Les moyens pour prouver une discrimination

Il est important de savoir comment prouver la discrimination afin de pouvoir faire valoir les droits de vos clients. Cependant, il n’est pas toujours possible de prouver la discrimination de manière concluante, cela est une manœuvre très difficile. Le succès d’une telle démarche va demander de créer un dossier solide et fourni.

Ce qu’il est important de prendre en compte, c’est qu’une dénonciation de discrimination peut être déposée à n’importe quel moment pour le locataire s’il pense en être victime. Il doit apporter des preuves (échanges de courriels, rendez-vous annulé, enregistrement d’un échange téléphonique, etc.), expliquer le sentiment d’injustice… Toutes ces présomptions devront être justifiées par le bailleur.
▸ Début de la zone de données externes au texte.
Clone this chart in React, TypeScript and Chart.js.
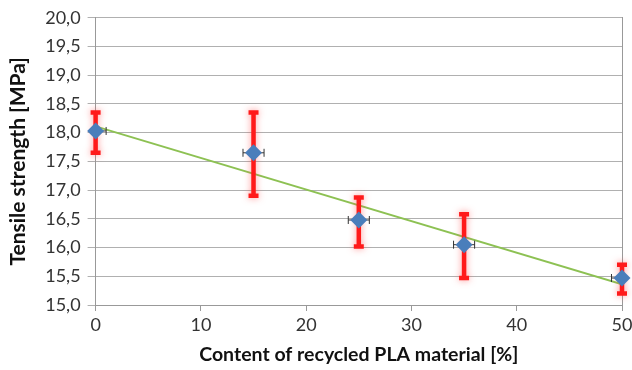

C’est à lui de prouver son innocence.

Autrement, il est également envisageable de procéder au « test de situation ». La discrimination est prouvée lors d’un cas réel pour apporter une preuve concrète et mettre en avant les véritables critères de sélection de l’agence.

L’organisme du Défenseur des droits

Le Défenseur des droits est une institution indépendante de l’État créée par la loi n° 2007-1545 du 30 octobre 2007. Il est chargé de défendre les droits et libertés des personnes, de veiller au respect de l’égalité et de la non-discrimination, et de promouvoir l’accès au droit et à la justice, selon ses 4 domaines de compétence :

  • La défense des droits des usagers des services publics
  • La défense des droits de l’enfant
  • La lutte contre les discriminations
  • Le respect de la déontologie par les personnes exerçant des activités de sécurité (police, gendarmerie, etc.).

Le Défenseur des droits peut être saisi par toute personne qui estime que ses droits ont été violés ou qu’elle a été victime d’une discrimination, que ce soit par courrier postal ou électronique, par un délégué du Défenseur des droits, ou le formulaire en ligne du site officiel. Il peut également se saisir d’office de certains dossiers.

Le Défenseur des droits peut mener des enquêtes, rendre des avis et formuler des recommandations. Il peut également saisir le juge administratif ou le juge judiciaire pour appliquer un service de médiateur, ou encore appliquer des sanctions.